While there are codes of conduct in place at FL and they have blanket policies, you are not the sole authority on what is and isn't abuse of privately owned property, unless you own it. While I don't have access to the list, I'm just going to go out on a limb here and guess that you don't, either. The person who has final say is that who signed the deed for it...which I'm pretty sure is either Katherine, Janet, or maybe even the Estate, I don't know. I know Janet mostly took care of the private funeral but I can't remember who actually purchased the plot.
And, despite your declaration, I never challenged or even mentioned any disagreement that those who abuse their access should be banned or suspended. I agree. But you aren't the person to make that decision, and your language/behavior suggest you don't entirely understand that. You are no more the authority on Michael's plot than you are over fans' behavior.
If the family chooses to let someone inside, they will. If they think that someone is abusive or disrespectful, I have confidence they will handle the situation swiftly.
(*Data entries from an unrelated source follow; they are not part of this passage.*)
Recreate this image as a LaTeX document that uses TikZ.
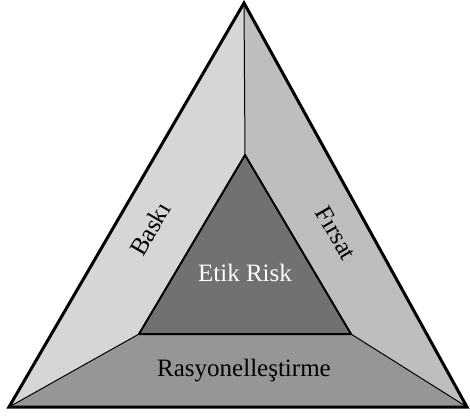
\documentclass[tikz,border=0pt]{standalone}
\usepackage{fontspec}
\setmainfont{Liberation Serif}
\definecolor{leftgray}{HTML}{D6D6D6}
\definecolor{rightgray}{HTML}{BEBEBE}
\definecolor{basegray}{HTML}{969696}
\definecolor{coregray}{HTML}{717171}
\begin{document}
\begin{tikzpicture}
[x=1pt, y=-1pt, sidetext/.style={font=\fontsize{25}{28}\selectfont, inner sep=1pt}]
\useasboundingbox (0,0) rectangle (470,416);
\coordinate (A) at (244,3);
\coordinate (B) at (9,407);
\coordinate (C) at (467,407);
\coordinate (a) at (245,155);
\coordinate (b) at (139,334);
\coordinate (c) at (351,334);
\fill [leftgray] (A) -- (a) -- (b) -- (B) -- cycle;
\fill [rightgray] (A) -- (C) -- (c) -- (a) -- cycle;
\fill [basegray] (B) -- (b) -- (c) -- (C) -- cycle;
\fill [coregray] (a) -- (b) -- (c) -- cycle;
\draw [line width=1pt] (A) -- (a);
\draw [line width=1pt] (B) -- (b);
\draw [line width=1pt] (C) -- (c);
\draw [line width=2pt, line join=round] (a) -- (b) -- (c) -- cycle;
\draw [line width=3pt, line join=miter] (A) -- (B) -- (C) -- cycle;
\node [sidetext, rotate=60] (baski) at (150,229) {Baskı};
\node [sidetext, rotate=-60] (firsat) at (336,233) {Fırsat};
\node [sidetext, text=white] (etik) at (245,273) {Etik Risk};
\node [sidetext] (rasyonel) at (244,371) {Rasyonelleştirme};
\end{tikzpicture}
\end{document}
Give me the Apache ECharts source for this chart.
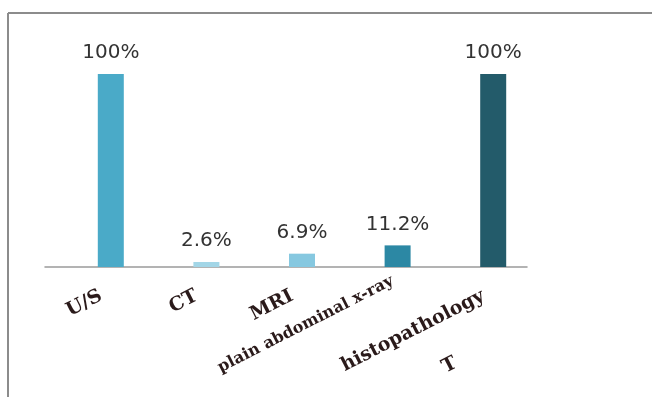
<!DOCTYPE html>
<html>
<head>
<meta charset="utf-8">
<script src="https://cdn.jsdelivr.net/npm/echarts@6/dist/echarts.min.js"></script>
<style>
html,body{margin:0;padding:0;background:#fff;}
#chart{width:652px;height:397px;}
</style>
</head>
<body>
<div id="chart"></div>
<script>
const categories = ['U/S', 'CT', 'MRI', 'plain abdominal x-ray', 'histopathology'];
const values = [100, 2.6, 6.9, 11.2, 100];
const valueLabels = ['100%', '2.6%', '6.9%', '11.2%', '100%'];
const barColors = ['#4aaac8', '#a3d6e7', '#86c8e0', '#2c88a4', '#235b6a'];
const extraLabels = ['', '', '', '', 'T'];

const chart = echarts.init(document.getElementById('chart'));

const labelFont = { fontFamily: 'DejaVu Serif', fontWeight: 'bold', color: '#2a1a1a' };

chart.setOption({
  animation: false,
  backgroundColor: '#fff',
  graphic: [
    { type: 'line', shape: { x1: 8, y1: 13, x2: 8, y2: 397 }, style: { stroke: '#8c8c8c', lineWidth: 2 } },
    { type: 'line', shape: { x1: 8, y1: 13, x2: 652, y2: 13 }, style: { stroke: '#8c8c8c', lineWidth: 2 } }
  ],
  grid: [
    { left: 63, right: 111, top: 74, bottom: 130 },
    { left: 45, right: 125, top: 74, bottom: 130 }
  ],
  xAxis: [
    {
      type: 'category',
      gridIndex: 0,
      data: categories,
      axisLine: { show: false },
      axisTick: { show: false },
      axisLabel: Object.assign({
        interval: 0,
        rotate: 27,
        margin: 23,
        fontSize: 19,
        formatter: function (v) {
          if (v === 'plain abdominal x-ray') return '{x|' + v + '}';
          return '{n|' + v + '}';
        },
        rich: {
          n: Object.assign({ fontSize: 19, padding: [0, 11, 0, 0] }, labelFont),
          x: Object.assign({ fontSize: 16, padding: [0, 0, 22, 0] }, labelFont)
        }
      }, labelFont)
    },
    {
      type: 'value',
      gridIndex: 1,
      min: 0,
      max: 1,
      axisLine: { show: true, lineStyle: { color: '#9a9a9a', width: 1.5 } },
      axisTick: { show: false },
      axisLabel: { show: false },
      splitLine: { show: false }
    },
    {
      type: 'category',
      gridIndex: 0,
      data: categories,
      position: 'bottom',
      axisLine: { show: false },
      axisTick: { show: false },
      axisLabel: Object.assign({
        interval: 0,
        rotate: 27,
        margin: 76,
        fontSize: 19,
        padding: [0, 42, 0, 0],
        formatter: function (v, i) { return extraLabels[i]; }
      }, labelFont)
    }
  ],
  yAxis: [
    { type: 'value', gridIndex: 0, min: 0, max: 100, show: false },
    { type: 'value', gridIndex: 1, min: 0, max: 1, show: false }
  ],
  series: [
    {
      type: 'bar',
      xAxisIndex: 0,
      yAxisIndex: 0,
      barWidth: 26,
      data: values.map(function (v, i) {
        return { value: v, itemStyle: { color: barColors[i] } };
      }),
      label: {
        show: true,
        position: 'top',
        distance: 11,
        color: '#333',
        fontFamily: 'DejaVu Sans',
        fontSize: 20,
        formatter: function (p) { return valueLabels[p.dataIndex]; }
      }
    }
  ]
});
</script>
</body>
</html>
I never said the fans should be ENTITLED, I said that I would appreciate an opportunity to visit his grave up close for a few minutes. That means I understand and respect the fact that it is privately monitored. Comprehension skills: learn them. Objective discussion: learn how to do it.
TL; DR get off your sanctimonious, paranoid, controlling high horse and stop inferring things I or any other fan did/didn't say, and learn that you have absolutely NO say in how anyone grieves. Period.